WORK REQUIRED – Quote word for word the lines below, beginning with the first and ending with the one that has "575, 629, 662, 624, 579]". Drop the pictures.
start
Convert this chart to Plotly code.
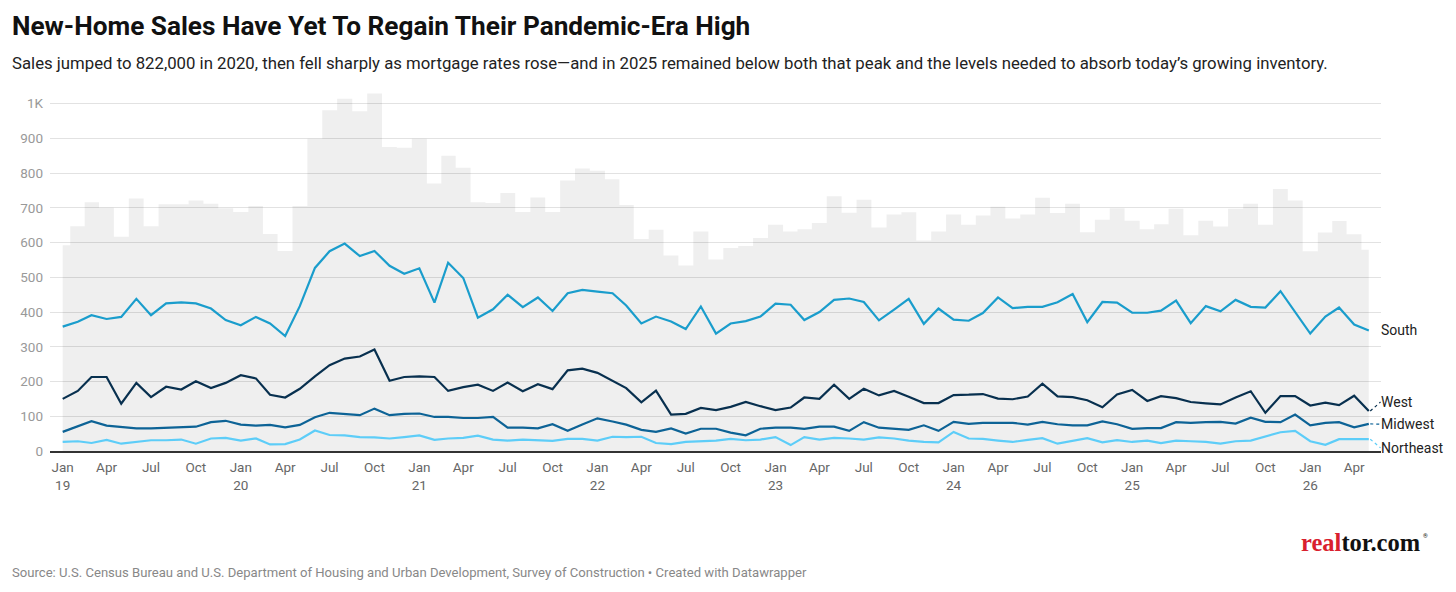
import pandas as pd
import plotly.graph_objects as go

# Monthly new-home sales (thousands, SAAR), Jan 2019 - May 2026
months = pd.date_range("2019-01-01", periods=89, freq="MS")

total = [592, 647, 716, 700, 617, 727, 647, 710, 710, 721, 712, 699,
         688, 705, 625, 576, 705, 899, 981, 1014, 978, 1029, 875, 873,
         899, 770, 850, 815, 716, 714, 743, 688, 730, 688, 779, 813,
         807, 782, 708, 610, 637, 563, 534, 632, 551, 584, 590, 613,
         651, 632, 638, 656, 733, 686, 723, 643, 681, 687, 606, 632,
         681, 651, 678, 703, 669, 681, 729, 685, 712, 630, 666, 699,
         663, 638, 653, 697, 621, 663, 646, 697, 712, 651, 754, 721,
         575, 629, 662, 624, 579]

south = [358, 372, 391, 380, 386, 438, 391, 425, 428, 425, 410, 377,
         362, 386, 367, 331, 417, 527, 575, 597, 561, 576, 533, 510,
         526, 427, 542, 498, 384, 408, 450, 414, 442, 403, 454, 464,
         459, 454, 419, 367, 387, 373, 351, 416, 338, 367, 374, 387,
         424, 421, 377, 400, 435, 439, 429, 376, 407, 438, 366, 410,
         378, 375, 397, 442, 411, 415, 415, 428, 452, 371, 429, 427,
         398, 398, 404, 433, 368, 417, 402, 435, 415, 413, 460, 399,
         338, 387, 413, 364, 347]

west = [150, 173, 213, 213, 136, 196, 155, 185, 177, 201, 181, 196,
        218, 209, 162, 154, 179, 215, 247, 266, 272, 292, 202, 213,
        215, 213, 173, 184, 191, 173, 197, 172, 192, 178, 232, 237,
        225, 203, 181, 140, 174, 105, 107, 124, 118, 127, 141, 129,
        118, 125, 154, 150, 191, 150, 179, 160, 173, 156, 138, 138,
        161, 162, 164, 151, 149, 157, 194, 157, 155, 146, 126, 163,
        176, 144, 158, 152, 141, 137, 134, 154, 172, 110, 158, 158,
        131, 139, 132, 159, 115]

midwest = [55, 72, 86, 73, 70, 65, 65, 66, 69, 70, 83, 87,
           76, 73, 75, 68, 75, 97, 110, 106, 103, 122, 103, 107,
           108, 98, 98, 95, 95, 98, 67, 67, 65, 77, 58, 76,
           94, 85, 76, 61, 55, 65, 50, 64, 64, 53, 45, 64,
           67, 67, 64, 70, 70, 58, 83, 67, 64, 61, 74, 58,
           84, 78, 81, 81, 81, 76, 84, 77, 74, 74, 85, 77,
           64, 66, 66, 83, 81, 83, 84, 79, 96, 84, 83, 105,
           74, 81, 83, 68, 78]

northeast = [26, 28, 23, 32, 21, 26, 31, 31, 33, 21, 36, 38,
             30, 36, 19, 20, 33, 59, 46, 45, 40, 39, 36, 40,
             45, 32, 36, 38, 44, 33, 30, 33, 31, 29, 35, 35,
             30, 41, 40, 41, 23, 20, 26, 28, 30, 35, 31, 33,
             40, 17, 40, 33, 38, 36, 33, 39, 36, 30, 26, 25,
             55, 36, 35, 30, 26, 32, 37, 21, 30, 37, 25, 31,
             26, 30, 23, 30, 28, 26, 21, 28, 30, 42, 54, 58,
             28, 18, 34, 34, 34]

# Quarterly tick labels
tick_dates = pd.date_range("2019-01-01", "2026-04-01", freq="3MS")
tick_text = [f"Jan<br>{d:%y}" if d.month == 1 else f"{d:%b}" for d in tick_dates]

y_ticks = list(range(0, 1001, 100))
y_text = [str(v) for v in y_ticks[:-1]] + ["1K"]

# Region labels on the right edge (label y-position in data units)
regions = [
    ("South", south, "#1a9dcc", 347),
    ("West", west, "#08304f", 141),
    ("Midwest", midwest, "#0d6396", 77),
    ("Northeast", northeast, "#5dcdf8", 9),
]

# the page body adds an 8px margin, so the figure is drawn 8px in and 8px down
OFF = 8
W, H = 1456 - 2 * OFF, 592 - 2 * OFF
L, T = 43 - OFF, 90 - OFF
R = W - (1381 - OFF)
B = H - (451 - OFF)
plot_w = W - L - R
plot_h = H - T - B


def px_x(px):
    # screen pixel -> paper x
    return (px - OFF - L) / plot_w


def px_y(py):
    # screen pixel -> paper y
    return (H - B - (py - OFF)) / plot_h


fig = go.Figure()

# Total sales as a stepped grey area
fig.add_trace(
    go.Scatter(
        x=months,
        y=total,
        mode="lines",
        line=dict(width=0, shape="hvh"),
        fill="tozeroy",
        fillcolor="rgba(0,0,0,0.062)",
        name="Total",
        showlegend=False,
    )
)

annotations = []
shapes = []
last = months[-1]
for name, values, color, label_y in regions:
    fig.add_trace(
        go.Scatter(
            x=months,
            y=values,
            mode="lines",
            line=dict(color=color, width=2.2),
            name=name,
            showlegend=False,
        )
    )
    annotations.append(
        dict(
            text=name, xref="paper", yref="y", x=1, y=label_y, xanchor="left", yanchor="middle",
            xshift=-2, showarrow=False, font=dict(size=14, color="#222"),
        )
    )
    if name != "South":
        # small dotted leader line from the last point to the label
        shapes.append(
            dict(
                type="line", xref="x", yref="y",
                x0=last + pd.Timedelta(days=3), y0=values[-1],
                x1=last + pd.Timedelta(days=24), y1=label_y,
                line=dict(color=color, width=1.2, dash="dot"),
            )
        )

annotations += [
    dict(
        text="Sales jumped to 822,000 in 2020, then fell sharply as mortgage rates rose—and in 2025 remained below both that peak and the levels needed to absorb today’s growing inventory.",
        xref="paper", yref="paper", x=px_x(3), y=px_y(63), xanchor="left", yanchor="middle",
        showarrow=False, font=dict(size=16.75, color="#222"),
    ),
    dict(
        text="Source: U.S. Census Bureau and U.S. Department of Housing and Urban Development, Survey of Construction • Created with Datawrapper",
        xref="paper", yref="paper", x=px_x(3), y=px_y(572), xanchor="left", yanchor="middle",
        showarrow=False, font=dict(size=13.1, color="#888"),
    ),
    dict(
        text="<b><span style='color:#d9202e'>real</span>tor.com</b>",
        xref="paper", yref="paper", x=px_x(1299), y=px_y(542), xanchor="left", yanchor="middle",
        showarrow=False, font=dict(size=24.5, color="#111", family="Liberation Serif"),
    ),
    dict(
        text="®",
        xref="paper", yref="paper", x=px_x(1421), y=px_y(535), xanchor="left", yanchor="middle",
        showarrow=False, font=dict(size=6, color="#111"),
    ),
]

fig.update_layout(
    width=W,
    height=H,
    margin=dict(l=L, r=R, t=T, b=B),
    paper_bgcolor="white",
    plot_bgcolor="white",
    font=dict(family="Roboto", color="#222"),
    title=dict(
        text="<b>New-Home Sales Have Yet To Regain Their Pandemic-Era High</b>",
        xref="container", yref="container", x=(12 - OFF) / W, y=1 - (26 - OFF) / H,
        xanchor="left", yanchor="middle",
        font=dict(size=26.2, color="#111"),
    ),
    xaxis=dict(
        range=[months[0] - pd.Timedelta(days=26), last + pd.Timedelta(days=25)],
        tickvals=tick_dates,
        ticktext=tick_text,
        showgrid=False,
        zeroline=False,
        showline=True,
        linecolor="#333",
        linewidth=1.5,
        ticks="",
        ticklabelstandoff=3,
        tickfont=dict(size=13.5, color="#666"),
    ),
    yaxis=dict(
        range=[0, plot_h / 0.3474],
        tickvals=y_ticks,
        ticktext=y_text,
        showgrid=True,
        gridcolor="#e2e2e2",
        gridwidth=1,
        zeroline=False,
        ticks="",
        ticklabelstandoff=6,
        tickfont=dict(size=13.5, color="#999"),
    ),
    annotations=annotations,
    shapes=shapes,
    hovermode="x unified",
)

fig.write_html("out.html")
end
WRITTEN REPLY –
Convert this chart to Plotly code.
import pandas as pd
import plotly.graph_objects as go

# Monthly new-home sales (thousands, SAAR), Jan 2019 - May 2026
months = pd.date_range("2019-01-01", periods=89, freq="MS")

total = [592, 647, 716, 700, 617, 727, 647, 710, 710, 721, 712, 699,
         688, 705, 625, 576, 705, 899, 981, 1014, 978, 1029, 875, 873,
         899, 770, 850, 815, 716, 714, 743, 688, 730, 688, 779, 813,
         807, 782, 708, 610, 637, 563, 534, 632, 551, 584, 590, 613,
         651, 632, 638, 656, 733, 686, 723, 643, 681, 687, 606, 632,
         681, 651, 678, 703, 669, 681, 729, 685, 712, 630, 666, 699,
         663, 638, 653, 697, 621, 663, 646, 697, 712, 651, 754, 721,
         575, 629, 662, 624, 579]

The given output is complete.